→ **DATASET CONTENT**
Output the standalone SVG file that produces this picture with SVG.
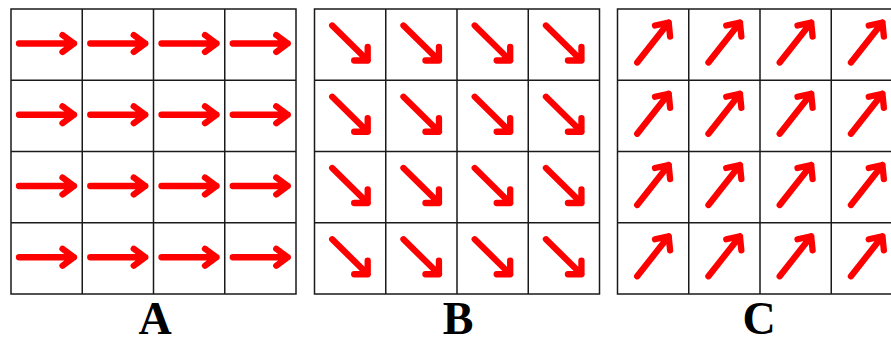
<svg xmlns="http://www.w3.org/2000/svg" xmlns:xlink="http://www.w3.org/1999/xlink" width="891" height="339" viewBox="0 0 891 339">
  <style>
    .grid { fill: none; stroke: #1a1a1a; stroke-width: 1.5; }
    .arrow { fill: none; stroke: #ff0000; stroke-width: 6.3; stroke-linecap: round; stroke-linejoin: round; }
    .label { font-family: "Liberation Serif", "Times New Roman", serif; font-weight: bold; font-size: 46px; fill: #000; text-anchor: middle; }
  </style>
  <defs>
    <g id="gridLines">
      <rect class="grid" x="0" y="0" width="285" height="285"/>
      <path class="grid" d="M71.25 0V285M142.5 0V285M213.75 0V285M0 71.25H285M0 142.5H285M0 213.75H285"/>
    </g>
    <path id="arrRight" class="arrow" d="M8 34.5H63M51.5 26L63 34.5L51.5 43"/>
    <path id="arrDown" class="arrow" d="M17.7 16.5L53.2 51.5M53.2 38L53.2 51.5L39.7 51.5"/>
    <path id="arrUp" class="arrow" d="M19.7 53.5L51.2 13.5M37.5 16.5L51.2 13.5L52.6 27.5"/>
    <g id="rowRight">
      <use xlink:href="#arrRight" x="0"/>
      <use xlink:href="#arrRight" x="71.25"/>
      <use xlink:href="#arrRight" x="142.5"/>
      <use xlink:href="#arrRight" x="213.75"/>
    </g>
    <g id="rowDown">
      <use xlink:href="#arrDown" x="0"/>
      <use xlink:href="#arrDown" x="71.25"/>
      <use xlink:href="#arrDown" x="142.5"/>
      <use xlink:href="#arrDown" x="213.75"/>
    </g>
    <g id="rowUp">
      <use xlink:href="#arrUp" x="0"/>
      <use xlink:href="#arrUp" x="71.25"/>
      <use xlink:href="#arrUp" x="142.5"/>
      <use xlink:href="#arrUp" x="213.75"/>
    </g>
  </defs>
  <rect width="891" height="339" fill="#fff"/>

  <g id="gridA" transform="translate(11,9)">
    <use xlink:href="#gridLines"/>
    <use xlink:href="#rowRight" y="0"/>
    <use xlink:href="#rowRight" y="71.25"/>
    <use xlink:href="#rowRight" y="142.5"/>
    <use xlink:href="#rowRight" y="213.75"/>
  </g>

  <g id="gridB" transform="translate(314.5,9)">
    <use xlink:href="#gridLines"/>
    <use xlink:href="#rowDown" y="0"/>
    <use xlink:href="#rowDown" y="71.25"/>
    <use xlink:href="#rowDown" y="142.5"/>
    <use xlink:href="#rowDown" y="213.75"/>
  </g>

  <g id="gridC" transform="translate(617.5,9)">
    <use xlink:href="#gridLines"/>
    <use xlink:href="#rowUp" y="0"/>
    <use xlink:href="#rowUp" y="71.25"/>
    <use xlink:href="#rowUp" y="142.5"/>
    <use xlink:href="#rowUp" y="213.75"/>
  </g>

  <g id="labels">
    <text class="label" x="155" y="334">A</text>
    <text class="label" x="458" y="334">B</text>
    <text class="label" x="759" y="334">C</text>
  </g>
</svg>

→ **TASK BRIEF**
Except for the pictures, reproduce every line exactly.

→ **EXERCISE OUTPUT**
Output the standalone SVG file that produces this picture with SVG.
<svg xmlns="http://www.w3.org/2000/svg" xmlns:xlink="http://www.w3.org/1999/xlink" width="891" height="339" viewBox="0 0 891 339">
  <style>
    .grid { fill: none; stroke: #1a1a1a; stroke-width: 1.5; }
    .arrow { fill: none; stroke: #ff0000; stroke-width: 6.3; stroke-linecap: round; stroke-linejoin: round; }
    .label { font-family: "Liberation Serif", "Times New Roman", serif; font-weight: bold; font-size: 46px; fill: #000; text-anchor: middle; }
  </style>
  <defs>
    <g id="gridLines">
      <rect class="grid" x="0" y="0" width="285" height="285"/>
      <path class="grid" d="M71.25 0V285M142.5 0V285M213.75 0V285M0 71.25H285M0 142.5H285M0 213.75H285"/>
    </g>
    <path id="arrRight" class="arrow" d="M8 34.5H63M51.5 26L63 34.5L51.5 43"/>
    <path id="arrDown" class="arrow" d="M17.7 16.5L53.2 51.5M53.2 38L53.2 51.5L39.7 51.5"/>
    <path id="arrUp" class="arrow" d="M19.7 53.5L51.2 13.5M37.5 16.5L51.2 13.5L52.6 27.5"/>
    <g id="rowRight">
      <use xlink:href="#arrRight" x="0"/>
      <use xlink:href="#arrRight" x="71.25"/>
      <use xlink:href="#arrRight" x="142.5"/>
      <use xlink:href="#arrRight" x="213.75"/>
    </g>
    <g id="rowDown">
      <use xlink:href="#arrDown" x="0"/>
      <use xlink:href="#arrDown" x="71.25"/>
      <use xlink:href="#arrDown" x="142.5"/>
      <use xlink:href="#arrDown" x="213.75"/>
    </g>
    <g id="rowUp">
      <use xlink:href="#arrUp" x="0"/>
      <use xlink:href="#arrUp" x="71.25"/>
      <use xlink:href="#arrUp" x="142.5"/>
      <use xlink:href="#arrUp" x="213.75"/>
    </g>
  </defs>
  <rect width="891" height="339" fill="#fff"/>

  <g id="gridA" transform="translate(11,9)">
    <use xlink:href="#gridLines"/>
    <use xlink:href="#rowRight" y="0"/>
    <use xlink:href="#rowRight" y="71.25"/>
    <use xlink:href="#rowRight" y="142.5"/>
    <use xlink:href="#rowRight" y="213.75"/>
  </g>

  <g id="gridB" transform="translate(314.5,9)">
    <use xlink:href="#gridLines"/>
    <use xlink:href="#rowDown" y="0"/>
    <use xlink:href="#rowDown" y="71.25"/>
    <use xlink:href="#rowDown" y="142.5"/>
    <use xlink:href="#rowDown" y="213.75"/>
  </g>

  <g id="gridC" transform="translate(617.5,9)">
    <use xlink:href="#gridLines"/>
    <use xlink:href="#rowUp" y="0"/>
    <use xlink:href="#rowUp" y="71.25"/>
    <use xlink:href="#rowUp" y="142.5"/>
    <use xlink:href="#rowUp" y="213.75"/>
  </g>

  <g id="labels">
    <text class="label" x="155" y="334">A</text>
    <text class="label" x="458" y="334">B</text>
    <text class="label" x="759" y="334">C</text>
  </g>
</svg>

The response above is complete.